What you should know

  • Some small finance banks offer 8.5 to 9 per cent interest rates on their FDs. For senior citizens, it ranges between 9 and 9.5 per cent.
  • The median interest rate of a three-year FD in SFBs is 7.98 per cent. It's 0.5 per cent higher for senior citizens.
  • On the other hand, short-duration debt funds, on average, are likely to yield 7.14 per cent, while a middle-of-the-road liquid fund delivered 6.63 per cent returns.
  • So, if you invested Rs 4 lakh in a small finance bank FD for three years, your post-tax returns would amount to Rs 4.72 lakh after three years. (For senior citizens, it's Rs 4.77 lakh).
    Similarly, if you invested the same amount in a short-duration debt fund, your post-tax returns would be Rs 4.64 lakh.
    It would be Rs 4.59 lakh for a liquid fund.

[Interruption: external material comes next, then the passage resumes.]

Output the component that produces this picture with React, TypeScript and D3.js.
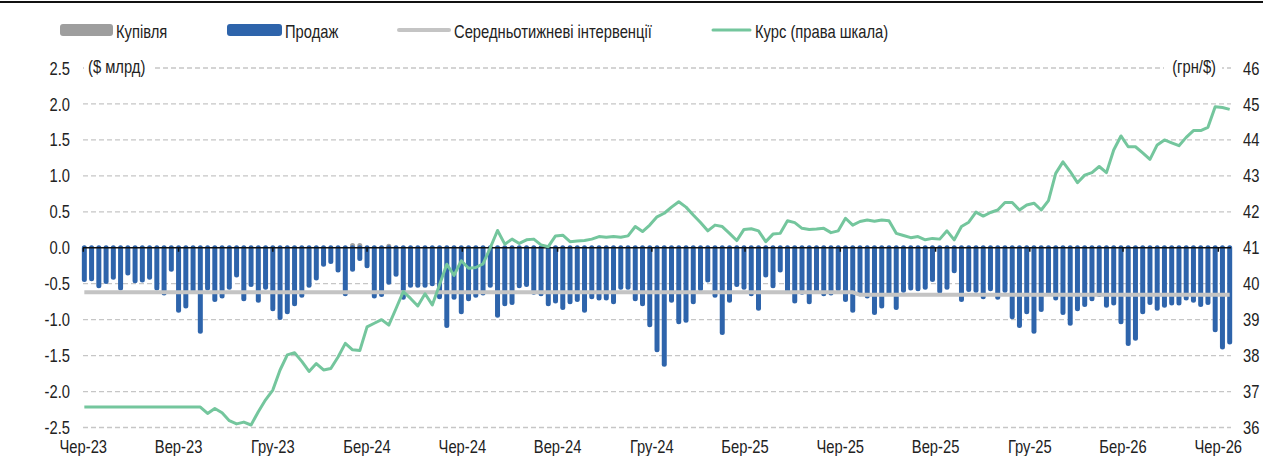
import * as d3 from "d3";

const W = 1263;
const H = 456;

// weeks run Friday to Friday
const firstWeek = new Date(2023, 5, 2);
const lastWeek = new Date(2026, 5, 12);

// NBU sales of FX, $ bn per week (drawn below zero)
const sales = [
  0.44, 0.43, 0.53, 0.47, 0.41, 0.56, 0.35, 0.46, 0.45, 0.41,
  0.56, 0.63, 0.3, 0.87, 0.81, 0.6, 1.16, 0.56, 0.72, 0.67,
  0.55, 0.38, 0.71, 0.51, 0.73, 0.55, 0.85, 0.97, 0.89, 0.78,
  0.66, 0.52, 0.42, 0.23, 0.19, 0.31, 0.64, 0.3, 0.15, 0.25,
  0.67, 0.65, 0.48, 0.37, 0.69, 0.52, 0.52, 0.52, 0.5, 0.68,
  1.08, 0.69, 0.89, 0.71, 0.66, 0.63, 0.52, 0.94, 0.78, 0.76,
  0.53, 0.51, 0.62, 0.64, 0.78, 0.74, 0.83, 0.75, 0.72, 0.87,
  0.68, 0.7, 0.7, 0.75, 0.55, 0.55, 0.71, 0.78, 1.07, 1.42,
  1.62, 0.73, 1.03, 1.01, 0.75, 0.57, 0.45, 0.66, 1.18, 0.73,
  0.51, 0.55, 0.64, 0.84, 0.38, 0.53, 0.31, 0.61, 0.74, 0.62,
  0.75, 0.59, 0.64, 0.63, 0.57, 0.72, 0.87, 0.64, 0.67, 0.9,
  0.81, 0.62, 0.83, 0.59, 0.56, 0.57, 0.55, 0.44, 0.6, 0.55,
  0.32, 0.72, 0.58, 0.59, 0.68, 0.57, 0.69, 0.59, 0.96, 1.08,
  0.89, 1.16, 0.86, 0.62, 0.7, 0.9, 1.05, 0.85, 0.79, 0.71,
  0.65, 0.8, 0.77, 1.03, 1.33, 1.26, 0.89, 0.76, 0.84, 0.8,
  0.77, 0.77, 0.7, 0.73, 0.79, 0.76, 1.14, 1.38, 1.31,
];

// purchases, $ bn
const purchaseDates = ["2024-02-16", "2024-02-23", "2024-03-22"];
const purchases = [0.03, 0.03, 0.02];

// average weekly interventions by period
const avgStarts = ["2023-06-02", "2025-06-20"];
const avgValues = [-0.62, -0.655];

// official rate, UAH per $
const rate = [
  36.57, 36.57, 36.57, 36.57, 36.57, 36.57, 36.57, 36.57, 36.57, 36.57,
  36.57, 36.57, 36.57, 36.57, 36.57, 36.57, 36.57, 36.39, 36.53, 36.41,
  36.19, 36.1, 36.15, 36.07, 36.44, 36.77, 37.04, 37.6, 38.02, 38.08,
  37.84, 37.56, 37.78, 37.6, 37.64, 37.96, 38.34, 38.16, 38.14, 38.8,
  38.9, 39.0, 38.85, 39.31, 39.78, 39.59, 39.38, 39.72, 39.41, 39.97,
  40.54, 40.23, 40.64, 40.43, 40.45, 40.55, 41.0, 41.48, 41.1, 41.24,
  41.12, 41.22, 41.24, 41.08, 41.03, 41.33, 41.35, 41.17, 41.19, 41.2,
  41.24, 41.31, 41.29, 41.31, 41.29, 41.33, 41.59, 41.45, 41.63, 41.86,
  41.96, 42.13, 42.28, 42.13, 41.91, 41.7, 41.47, 41.63, 41.59, 41.4,
  41.2, 41.51, 41.53, 41.47, 41.17, 41.38, 41.4, 41.75, 41.7, 41.54,
  41.51, 41.52, 41.54, 41.42, 41.47, 41.82, 41.63, 41.73, 41.77, 41.74,
  41.77, 41.75, 41.4, 41.34, 41.28, 41.31, 41.22, 41.26, 41.24, 41.47,
  41.22, 41.59, 41.71, 41.99, 41.88, 41.98, 42.05, 42.26, 42.26, 42.05,
  42.19, 42.24, 42.05, 42.31, 43.07, 43.39, 43.12, 42.81, 43.02, 43.09,
  43.26, 43.09, 43.72, 44.11, 43.81, 43.81, 43.64, 43.46, 43.86, 44.0,
  43.92, 43.84, 44.07, 44.26, 44.26, 44.35, 44.92, 44.9, 44.85,
];

const tickLabels = [
  "Чер-23", "Вер-23", "Гру-23", "Бер-24", "Чер-24", "Вер-24", "Гру-24",
  "Бер-25", "Чер-25", "Вер-25", "Гру-25", "Бер-26", "Чер-26",
];
const leftTicks = [2.5, 2.0, 1.5, 1.0, 0.5, 0.0, -0.5, -1.0, -1.5, -2.0, -2.5];
const rightTicks = [46, 45, 44, 43, 42, 41, 40, 39, 38, 37, 36];

const BLUE = "#2e64ab";
const GREEN = "#74c69d";

// narrow sans: Liberation Sans squeezed horizontally
function T({ x, y, anchor = "start", baseline = "central", children }) {
  return (
    <text
      transform={`translate(${x},${y}) scale(0.82,1)`}
      textAnchor={anchor}
      dominantBaseline={baseline}
      fontFamily="'Liberation Sans', Arial, sans-serif"
      fontSize={18}
      fill="#222"
    >
      {children}
    </text>
  );
}

export default function App() {
  const parse = d3.timeParse("%Y-%m-%d");
  const weeks = d3.timeFriday.range(firstWeek, d3.timeDay.offset(lastWeek, 1));
  const tickDates = d3.timeMonth.range(new Date(2023, 5, 1), new Date(2026, 5, 2), 3);

  const x = d3
    .scaleTime()
    .domain([new Date(2023, 5, 1), new Date(2026, 5, 1)])
    .range([83.3, 1218.3]);
  const yL = d3.scaleLinear().domain([-2.5, 2.5]).range([427.5, 68]);
  const yR = d3.scaleLinear().domain([36, 46]).range([427.5, 68]);

  const gx0 = 83;
  const gx1 = 1231;

  const starts = avgStarts.map((s) => parse(s));
  const avgAt = (d) => {
    let v = avgValues[0];
    starts.forEach((s, i) => {
      if (d >= s) v = avgValues[i];
    });
    return v;
  };

  const avgLine = d3
    .line()
    .x((d) => x(d))
    .y((d) => yL(avgAt(d)))(weeks);

  const rateLine = d3
    .line()
    .x((d, i) => x(weeks[i]))
    .y((d) => yR(d))(rate);

  return (
    <svg
      width={W}
      height={H}
      style={{ position: "absolute", left: 0, top: 0, display: "block", background: "#fff" }}
    >
      <line x1={0} x2={W} y1={2} y2={2} stroke="#111" strokeWidth={2} />

      {/* legend */}
      <rect x={60} y={24} width={53} height={12} rx={3} fill="#9e9e9e" />
      <T x={116} y={31}>Купівля</T>
      <rect x={227} y={24} width={55} height={12} rx={3} fill={BLUE} />
      <T x={285} y={31}>Продаж</T>
      <line x1={399} x2={449} y1={30} y2={30} stroke="#c4c4c4" strokeWidth={4} strokeLinecap="round" />
      <T x={454} y={31}>Середньотижневі інтервенції</T>
      <line x1={713} x2={750} y1={30} y2={30} stroke={GREEN} strokeWidth={3} strokeLinecap="round" />
      <T x={755} y={31}>Курс (права шкала)</T>

      {/* grid */}
      {leftTicks
        .filter((t) => t !== 0)
        .map((t) => (
          <line
            key={t}
            x1={gx0}
            x2={gx1}
            y1={yL(t)}
            y2={yL(t)}
            stroke="#c6c6c6"
            strokeWidth={1.3}
            strokeDasharray="5 3"
          />
        ))}
      <rect x={84} y={56} width={70} height={22} fill="#fff" />
      <T x={88} y={yL(2.5) - 2}>($ млрд)</T>
      <rect x={1164} y={56} width={58} height={22} fill="#fff" />
      <T x={1216} y={yL(2.5) - 2} anchor="end">(грн/$)</T>

      {/* axis labels */}
      {leftTicks.map((t) => (
        <T key={t} x={70} y={yL(t)} anchor="end">
          {t.toFixed(1)}
        </T>
      ))}
      {rightTicks.map((t) => (
        <T key={t} x={1243} y={yR(t)}>
          {t}
        </T>
      ))}
      {tickDates.map((d, i) => (
        <T key={i} x={x(d)} y={453} anchor="middle" baseline="auto">
          {tickLabels[i]}
        </T>
      ))}

      {/* purchases */}
      {purchaseDates.map((s, i) => (
        <line
          key={s}
          x1={x(parse(s))}
          x2={x(parse(s))}
          y1={yL(0)}
          y2={yL(purchases[i])}
          stroke="#a3a3a3"
          strokeWidth={5}
          strokeLinecap="round"
        />
      ))}

      {/* sales */}
      {weeks.map((d, i) => (
        <line
          key={i}
          x1={x(d)}
          x2={x(d)}
          y1={yL(0)}
          y2={yL(-sales[i])}
          stroke={BLUE}
          strokeWidth={5}
          strokeLinecap="round"
        />
      ))}

      <path d={avgLine} fill="none" stroke="#c4c4c4" strokeWidth={4} />

      <line x1={gx0} x2={gx1} y1={yL(0)} y2={yL(0)} stroke="#111" strokeWidth={1.5} />
      {tickDates.map((d, i) => (
        <line key={i} x1={x(d)} x2={x(d)} y1={yL(0)} y2={yL(0) + 4} stroke="#111" strokeWidth={1.5} />
      ))}

      <path d={rateLine} fill="none" stroke={GREEN} strokeWidth={3} strokeLinejoin="round" />
    </svg>
  );
}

SFB vs short-term fund vs liquid fund

Say you invest in Rs 4 Lakh

Categories Interest (%) Post-tax returns (in Rs lakh)
Fixed deposit 7.98 4.72
Liquid debt fund 6.63 4.64
Short term fund 7.14 4.59
Note: Assuming 30% tax and 3 years maturity.
  • Why did we choose Rs 4 lakh? Because, if you remember, DICGC insures deposits only up to Rs 5 lakh (including interest amount) if a small finance bank bites the dust.

What you can do

Option 1

  • Since SFBs provide higher interest rates, you can invest around Rs 4 lakh in their FDs. That way, you ensure your money is preserved. Remember DICGC's Rs 5 lakh insurance?
  • Even if you have more than a Rs 4 lakh corpus, you can spread the money in different SFBs.
  • This works better for retirees, who generally earn half a per cent more. That said, tracking multiple FDs invites a fair degree of paperwork and legwork if you are not internet savvy.

Option 2

  • When it comes to fixed-income options, the primary objective should ideally be capital preservation, not capital appreciation.
  • Even if capital appreciation is your main concern, the very nature of SFB's loan business is laced with risk. So, you should ask if it's worth taking that risk for that extra 0.8 per cent (the difference in returns between three-year FDs and short-duration debt funds).
  • Crucially, short-duration and liquid funds buy quality instruments and are relatively safer than an SFB's FDs.
  • And if you are okay with taking risks, we'd suggest you put a certain portion of the money in equity. It applies to senior citizens, too. We have always advised retirees to put at least 33 per cent of their corpus in equity. In the long run, equity has a higher ceiling than an FD when generating returns.
    That way, the risk-reward payoff will be more substantial.

So, why take a risk with FD that has an upper ceiling when you have equity? Split your money between a high-quality liquid or short-duration debt fund and a well-diversified equity fund.